Many hotels have registered a steep decline in bookings; and are struggling to maintain their quality of service with minimum staff required. New and innovative ways for cost cutting measures have been implemented globally, and across hotel chains.

In a major shake-up implemented by Marriott International, operational authority has now been localized regionally.

The company has been restructured and divided into four main parts, based on geographic locations. Another primary reason for implementing the above change was the incorporation of the Ritz-Carlton brand into the Marriott fold.

Each autonomous division is now said to have its own president and resources. This decentralization of authority was done in order to reduce costs and to focus on the needs of each area locally.
Another benefit of this major restructuring plan laid down by Marriott International is that it avoids major reduction in staff. The jobs lost as a result is seen as significantly lesser.

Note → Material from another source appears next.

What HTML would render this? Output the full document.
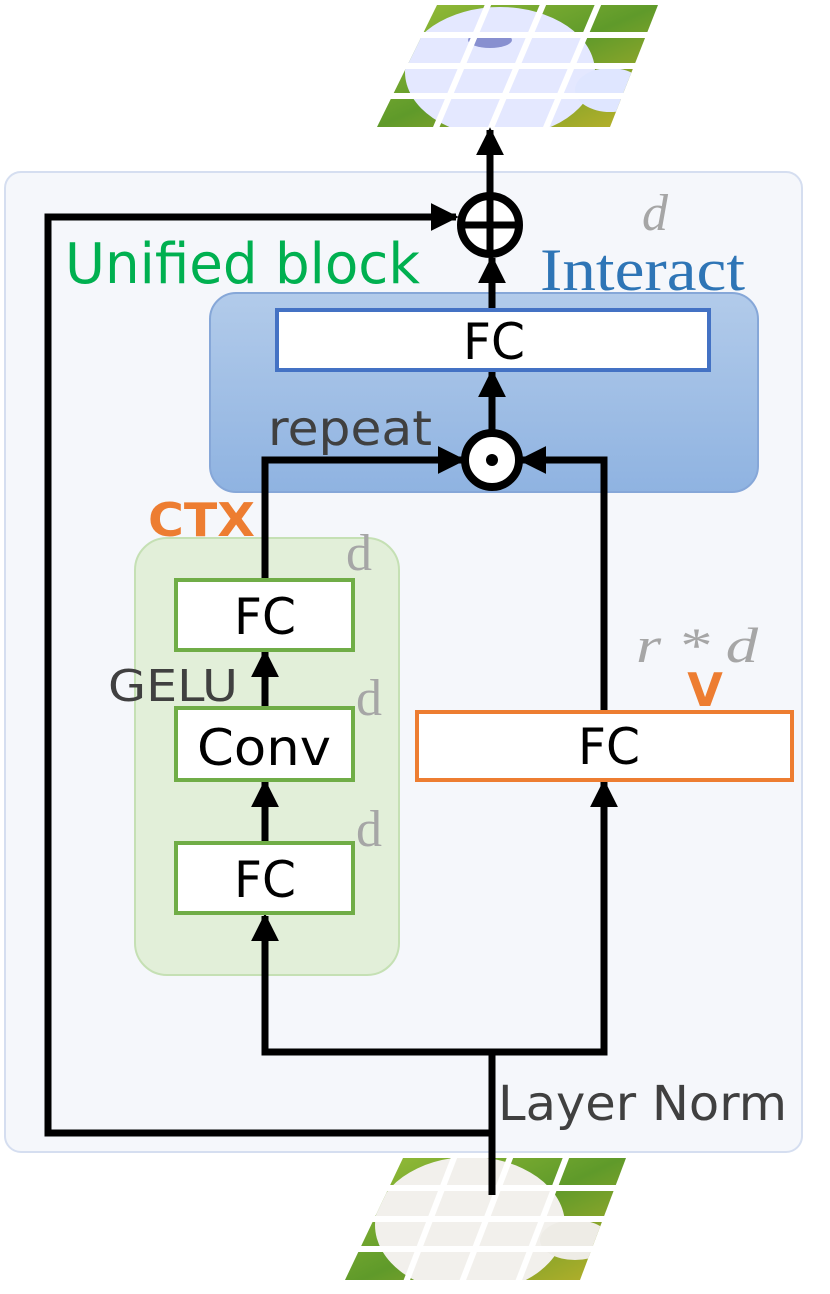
<!DOCTYPE html>
<html><head><meta charset="utf-8"><style>
html,body{margin:0;padding:0;background:#fff;}
svg{display:block;}
.s{font-family:"DejaVu Sans","Liberation Sans",sans-serif;}
.r{font-family:"Liberation Serif",serif;}
</style></head><body>
<svg width="830" height="1294" viewBox="0 0 830 1294" xmlns="http://www.w3.org/2000/svg">
<defs>
<linearGradient id="bg" x1="0" y1="0" x2="0" y2="1"><stop offset="0" stop-color="#b2cbea"/><stop offset="1" stop-color="#8fb3e1"/></linearGradient>
<linearGradient id="gr" x1="0" y1="0" x2="1" y2="1"><stop offset="0" stop-color="#9fc23a"/><stop offset="0.5" stop-color="#5f9a2a"/><stop offset="1" stop-color="#c9b52a"/></linearGradient>
<clipPath id="c1"><polygon points="437,5 658,5 610,127 377,127"/></clipPath>
<clipPath id="c2"><polygon points="403,1158 626,1158 580,1280 345,1280"/></clipPath>
<marker id="a" viewBox="0 0 10 10" refX="9" refY="5" markerWidth="4" markerHeight="4" orient="auto"><path d="M0,0 L10,5 L0,10 z" fill="#000"/></marker>
</defs>
<!-- top image -->
<g clip-path="url(#c1)">
<rect x="370" y="0" width="300" height="130" fill="url(#gr)"/>
<ellipse cx="500" cy="72" rx="95" ry="65" fill="#e4e8ff"/>
<ellipse cx="610" cy="90" rx="35" ry="22" fill="#dfe6ff"/>
<ellipse cx="490" cy="40" rx="22" ry="8" fill="#8890d0"/>
</g>
<g stroke="#fff" stroke-width="6">
<line x1="370" y1="35" x2="670" y2="35"/><line x1="370" y1="66" x2="670" y2="66"/><line x1="370" y1="96" x2="670" y2="96"/>
<line x1="490" y1="0" x2="435" y2="130"/><line x1="545" y1="0" x2="490" y2="130"/><line x1="600" y1="0" x2="545" y2="130"/>
</g>
<!-- bottom image -->
<g clip-path="url(#c2)">
<rect x="340" y="1150" width="300" height="140" fill="url(#gr)"/>
<ellipse cx="470" cy="1225" rx="95" ry="68" fill="#f2f0ec"/>
<ellipse cx="575" cy="1240" rx="35" ry="20" fill="#eeece6"/>
</g>
<g stroke="#fff" stroke-width="6">
<line x1="340" y1="1188" x2="640" y2="1188"/><line x1="340" y1="1219" x2="640" y2="1219"/><line x1="340" y1="1249" x2="640" y2="1249"/>
<line x1="457" y1="1150" x2="403" y2="1290"/><line x1="513" y1="1150" x2="459" y2="1290"/><line x1="569" y1="1150" x2="515" y2="1290"/>
</g>
<!-- panel -->
<rect x="5" y="172" width="797" height="980" rx="16" fill="#f5f7fb" stroke="#d5def0" stroke-width="2"/>
<rect x="210" y="293" width="548" height="199" rx="26" fill="url(#bg)" stroke="#86a7d8" stroke-width="2"/>
<rect x="135" y="538" width="264" height="437" rx="32" fill="#e2efd9" stroke="#c5e0b4" stroke-width="2"/>
<!-- lines -->
<g stroke="#000" stroke-width="7" fill="none">
<polyline points="492,1195 492,1133 48,1133 48,217 456,217" marker-end="url(#a)"/>
<polyline points="492,1133 492,1052 265,1052 265,916" marker-end="url(#a)"/>
<polyline points="492,1052 604,1052 604,782" marker-end="url(#a)"/>
<line x1="265" y1="843" x2="265" y2="782" marker-end="url(#a)"/>
<line x1="265" y1="708" x2="265" y2="652" marker-end="url(#a)"/>
<polyline points="265,580 265,460 463,460" marker-end="url(#a)"/>
<polyline points="604,712 604,460 521,460" marker-end="url(#a)"/>
<line x1="492" y1="432" x2="492" y2="372" marker-end="url(#a)"/>
<line x1="492" y1="310" x2="492" y2="258" marker-end="url(#a)"/>
<line x1="490" y1="195" x2="490" y2="130" marker-end="url(#a)"/>
</g>
<circle cx="490" cy="225" r="29" fill="#fff" stroke="#000" stroke-width="8"/>
<line x1="461" y1="225" x2="519" y2="225" stroke="#000" stroke-width="7"/>
<line x1="490" y1="196" x2="490" y2="254" stroke="#000" stroke-width="7"/>
<circle cx="492" cy="460" r="27" fill="#fff" stroke="#000" stroke-width="8"/>
<circle cx="492" cy="460" r="6" fill="#000"/>
<!-- boxes -->
<rect x="277" y="310" width="432" height="60" fill="#fff" stroke="#4472c4" stroke-width="4"/>
<rect x="176" y="580" width="177" height="70" fill="#fff" stroke="#70ad47" stroke-width="4"/>
<rect x="176" y="708" width="177" height="72" fill="#fff" stroke="#70ad47" stroke-width="4"/>
<rect x="176" y="843" width="177" height="70" fill="#fff" stroke="#70ad47" stroke-width="4"/>
<rect x="417" y="712" width="375" height="68" fill="#fff" stroke="#ed7d31" stroke-width="4"/>
<!-- text -->
<g class="s" font-size="50" fill="#000">
<text x="463" y="359" textLength="62" lengthAdjust="spacingAndGlyphs">FC</text>
<text x="234" y="634" textLength="62" lengthAdjust="spacingAndGlyphs">FC</text>
<text x="197" y="765" textLength="134" lengthAdjust="spacingAndGlyphs">Conv</text>
<text x="234" y="897" textLength="62" lengthAdjust="spacingAndGlyphs">FC</text>
<text x="578" y="764" textLength="62" lengthAdjust="spacingAndGlyphs">FC</text>
</g>
<text class="s" x="65" y="283" font-size="56" fill="#00b050" textLength="355" lengthAdjust="spacingAndGlyphs">Unified block</text>
<text class="r" x="540" y="290" font-size="60" fill="#2e75b6" textLength="205" lengthAdjust="spacingAndGlyphs">Interact</text>
<text class="r" x="642" y="230" font-size="52" font-style="italic" fill="#a6a6a6">d</text>
<text class="s" x="268" y="445" font-size="48" fill="#404040" textLength="164" lengthAdjust="spacingAndGlyphs">repeat</text>
<text class="s" x="148" y="536" font-size="46" font-weight="bold" fill="#ed7d31" textLength="107" lengthAdjust="spacingAndGlyphs">CTX</text>
<text class="r" x="346" y="570" font-size="52" fill="#a6a6a6">d</text>
<text class="r" x="356" y="715" font-size="52" fill="#a6a6a6">d</text>
<text class="r" x="356" y="846" font-size="52" fill="#a6a6a6">d</text>
<text class="s" x="108" y="701" font-size="44" fill="#404040" textLength="130" lengthAdjust="spacingAndGlyphs">GELU</text>
<text class="r" x="636" y="662" font-size="50" font-style="italic" fill="#a6a6a6" textLength="122" lengthAdjust="spacingAndGlyphs">r * d</text>
<text class="s" x="705" y="706" font-size="46" font-weight="bold" fill="#ed7d31" text-anchor="middle">V</text>
<text class="s" x="498" y="1120" font-size="48" fill="#404040" textLength="289" lengthAdjust="spacingAndGlyphs">Layer Norm</text>
</svg>
</body></html>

Also stressed is the importance of having a president in charge of a particular geographic region. Each manager will be responsible for his own management and resources. Also under the management will be sales, marketing, finance and revenue management. All these heads will however be working under the Marriott International banner and will be held accountable for each region.

The main benefit of decentralization also is that each manager will be able to take on local problems that may be endemic to its particular region. However, assurances are being given that changes will be transparent and not visible to the guests.